Allied’s units slumped 8.9 per cent Thursday, falling to $17.78 apiece – the same price they traded for in November, 2009. The REIT’s units briefly fell below their current level last fall, but rebounded quickly because investors grew optimistic that central banks would start cutting rates over the next few quarters.

REITs are highly sensitive to interest rates because they fund their property acquisitions using mortgages. They are also popular investments for retail investors in Canada, who used to buy REITs for their hefty monthly distributions. When benchmark interest rates were hovering around 1 per cent annually, REITS often paid 5 to 6 per cent. But because benchmark rates have risen, REIT yields aren’t considered to be as lucrative as they once were.

Allied isn’t the first REIT to take a writedown – rental apartment owner Canadian Apartment Properties REIT also took a $507-million writedown last fall, for instance, owing to higher interest rates – but the impairment suggested management has accepted that internal valuations were out of line with current market fundamentals. This disconnect is prevalent across the commercial real estate sector, particularly with private real estate holders, such as pension funds, who have often refused to acknowledge lower public-market valuations.

Historically, Allied was considered a prestige landlord, with a portfolio of premium low-rise office buildings in downtown cores. However, working from home, coupled with higher interest rates, has hit the entire sector. Allied’s occupancy is currently 86.4 per cent, above the national average, according to brokerage CBRE, but its units are still down 70 per cent from their record high set in February, 2020.

Despite this drop, Allied’s market performance has fared better than a number of rival publicly-traded office landlords, including Dream Office REIT (down 78 per cent from its peak) and Slate Office REIT (which is now a penny stock). Some of this outperformance stems from a solid balance sheet, which was boosted by the $1.3-billion sale of three data centres last year. Proceeds from the sale were put toward debt repayment and helped Allied absorb development costs on new properties.

Because it has ample cash, Allied has not needed to slash its monthly payout. By contrast, Slate Office, which derives half of its operating income from the Greater Toronto Area and Atlantic Canada, cut its own by 70 per cent early in 2023. Around the same time, True North Commercial REIT, which owns office properties across Canada but focuses on Ontario, slashed its own distribution by 50 per cent.
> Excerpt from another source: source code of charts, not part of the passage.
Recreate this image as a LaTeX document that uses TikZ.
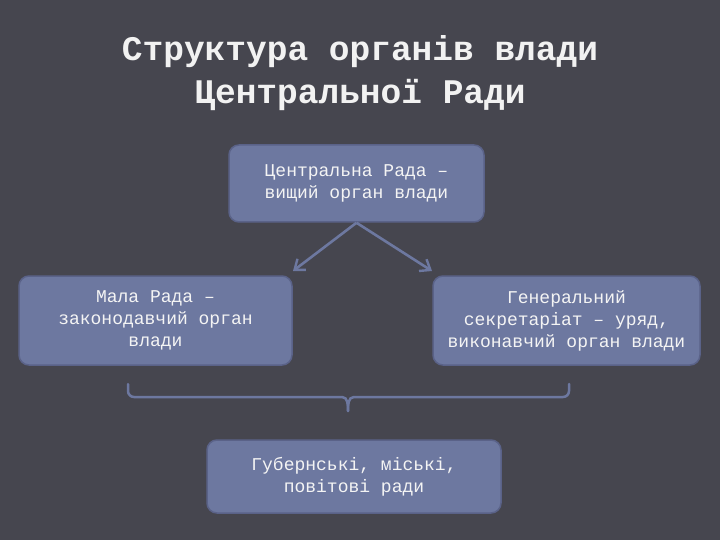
\documentclass[tikz,border=0pt]{standalone}
\usepackage{fontspec}
\setmainfont{Liberation Mono}
\usetikzlibrary{arrows.meta}
\definecolor{bg}{HTML}{46464F}
\definecolor{boxfill}{HTML}{6D78A0}
\definecolor{boxline}{HTML}{5A6288}
\definecolor{titlec}{HTML}{F2F2F2}
\definecolor{textc}{HTML}{F4F4F4}
\tikzset{
  orgbox/.style={draw=boxline, line width=1.5pt, fill=boxfill, rounded corners=10pt,
    text=textc, align=center, font=\fontsize{18}{22}\selectfont, inner sep=0pt},
  conn/.style={draw=boxfill, line width=2.6pt, -{Straight Barb[length=9pt,width=14pt,line width=2.4pt]}},
  bracel/.style={draw=boxfill, line width=2.5pt, line cap=round}
}
\begin{document}
\begin{tikzpicture}[x=1pt,y=-1pt]
\fill[bg] (0,0) rectangle (720,540);
\useasboundingbox (0,0) rectangle (720,540);
\node[text=titlec, align=center, font=\fontsize{34.5}{43}\selectfont\bfseries] (title) at (360,73)
  {Структура органів влади\\Центральної Ради};
\node[orgbox, minimum width=255pt, minimum height=77pt] (c) at (356.5,183.5)
  {Центральна Рада –\\вищий орган влади};
\node[orgbox, minimum width=273pt, minimum height=89pt] (m) at (155.5,320.5)
  {Мала Рада –\\законодавчий орган\\влади};
\node[orgbox, minimum width=267pt, minimum height=89pt] (g) at (566.5,320.5)
  {Генеральний\\секретаріат – уряд,\\виконавчий орган влади};
\node[orgbox, minimum width=294pt, minimum height=73pt] (b) at (354,476.5)
  {Губернські, міські,\\повітові ради};
\coordinate (al) at (293,271);
\coordinate (ar) at (432,271);
\draw[conn] (c.south) -- (al);
\draw[conn] (c.south) -- (ar);
\coordinate (bl) at (128,384);
\coordinate (br) at (569,384);
\coordinate (bt) at (348,411);
\draw[bracel] (bl) -- (128,391) to[out=-90,in=180] (134,397) -- (342,397) to[out=0,in=90] (bt);
\draw[bracel] (br) -- (569,391) to[out=-90,in=0] (563,397) -- (354,397) to[out=180,in=90] (bt);
\end{tikzpicture}
\end{document}
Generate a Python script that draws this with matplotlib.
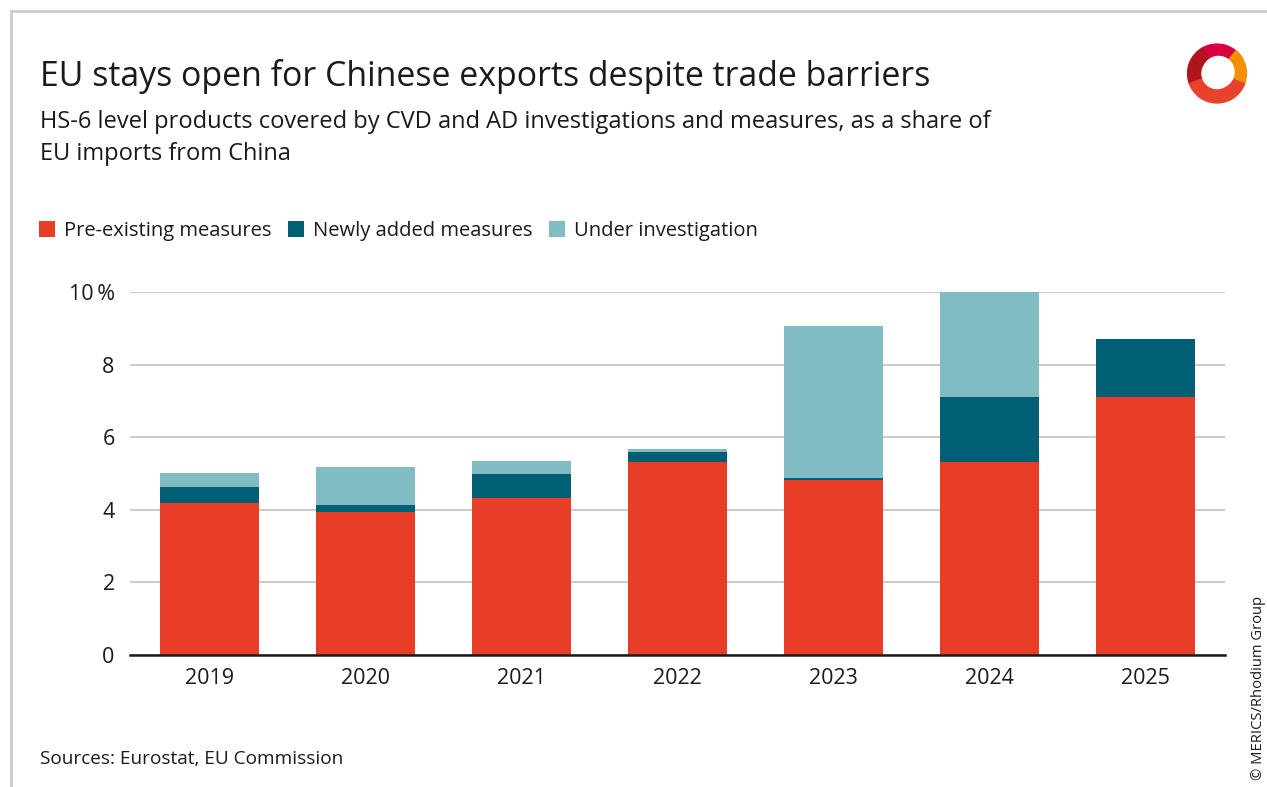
import matplotlib
matplotlib.use("Agg")
import matplotlib.pyplot as plt
import matplotlib.patches as patches
from matplotlib.lines import Line2D

plt.rcParams['font.family'] = ['Open Sans', 'DejaVu Sans']

# Share of EU imports from China (%), HS-6 products under CVD/AD measures
years = ["2019", "2020", "2021", "2022", "2023", "2024", "2025"]
pre_existing = [4.19, 3.94, 4.33, 5.32, 4.82, 5.32, 7.11]
newly_added = [0.44, 0.19, 0.66, 0.27, 0.06, 1.79, 1.59]
under_investigation = [0.38, 1.05, 0.35, 0.08, 4.18, 2.92, 0.0]

series_names = ["Pre-existing measures", "Newly added measures", "Under investigation"]
colors = ["#e83d27", "#005f74", "#81bcc3"]
text_color = "#1a1a1a"

fig = plt.figure(figsize=(12.67, 7.87), dpi=100)
W, H = 1267, 787

def fx(px):
    return px / W

def fy(py):
    return 1 - py / H

ax = fig.add_axes([fx(130), fy(655), fx(1225) - fx(130), fy(292) - fy(655)])

x = range(len(years))
bottom = [0.0] * len(years)
for vals, col in zip([pre_existing, newly_added, under_investigation], colors):
    ax.bar(x, vals, width=0.635, bottom=bottom, color=col, zorder=2, linewidth=0)
    bottom = [b + v for b, v in zip(bottom, vals)]

ax.set_xlim(-0.51, 6.51)
ax.set_ylim(0, 10)
ax.set_yticks([0, 2, 4, 6, 8, 10])
ax.set_yticklabels(["0", "2", "4", "6", "8", "10\u2009%"])
ax.set_xticks(list(x))
ax.set_xticklabels(years)
ax.grid(axis="y", color="#cccccc", linewidth=1.5, zorder=0)
for s in ["top", "right", "left"]:
    ax.spines[s].set_visible(False)
ax.spines["bottom"].set_color(text_color)
ax.spines["bottom"].set_linewidth(1.8)
ax.spines["bottom"].set_zorder(3)
ax.tick_params(axis="both", length=0, labelsize=15.5, colors=text_color)
ax.tick_params(axis="y", pad=11)
ax.tick_params(axis="x", pad=9)

# titles and notes
fig.text(fx(40), fy(86), "EU stays open for Chinese exports despite trade barriers",
         fontsize=24.4, color=text_color, va="baseline")
fig.text(fx(40), fy(128), "HS-6 level products covered by CVD and AD investigations and measures, as a share of",
         fontsize=17, color=text_color, va="baseline")
fig.text(fx(40), fy(160), "EU imports from China",
         fontsize=17, color=text_color, va="baseline")
fig.text(fx(40), fy(764), "Sources: Eurostat, EU Commission",
         fontsize=13.7, color=text_color, va="baseline")
fig.text(fx(1259), fy(780), "\u00a9 MERICS/Rhodium Group", rotation=90,
         fontsize=10.6, color=text_color, ha="center", va="bottom")

# legend
handles = [Line2D([], [], marker="s", linestyle="none", markersize=11,
                  markerfacecolor=c, markeredgewidth=0) for c in colors]
fig.legend(handles, series_names, loc="center left", bbox_to_anchor=(fx(19), fy(231)),
           ncol=3, frameon=False, fontsize=14.5, handletextpad=0.35, columnspacing=0.7,
           handlelength=1.0, labelcolor=text_color)

# frame lines
fig.add_artist(Line2D([fx(11), fx(11)], [fy(11), 0], color="#cccccc", linewidth=2))
fig.add_artist(Line2D([fx(11), 1], [fy(11), fy(11)], color="#cccccc", linewidth=2))

# logo
lax = fig.add_axes([fx(1186), fy(105), fx(62), fy(42) - fy(105)])
lax.set_xlim(-1, 1)
lax.set_ylim(-1, 1)
lax.set_aspect("equal")
lax.axis("off")
for t1, t2, c in [(30, 120, "#d9003f"), (-20, 50, "#f39200"), (120, 200, "#b0141c"),
                  (200, 340, "#e8412c")]:
    lax.add_patch(patches.Wedge((0, 0), 0.95, t1, t2, width=0.42, color=c))
lax.add_patch(patches.Circle((0.05, 0.05), 0.5, color="white"))

fig.savefig("out.png", dpi=100)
Allied rejigged its management last year, moving long-time chief executive officer Michael Emory to the role of executive chair and naming Cecilia Williams as the new leader. On a conference call Thursday, Ms. Williams expressed optimism that occupancy levels would rebound once the economy settles. “I’m still feeling very confident that we will get back to a stabilized portfolio, which is in that 94-per-cent to 95-per-cent range. But I’m not going to be commenting on the exact timing of that,” she said.

In an e-mail to The Globe and Mail, Ms. Williams added that demand for office space “rebounded over most of 2023, and we expect this to continue through 2024. The uncertainty arises from the time required to finalize lease transactions, which is understandable in the current macroeconomic environment.”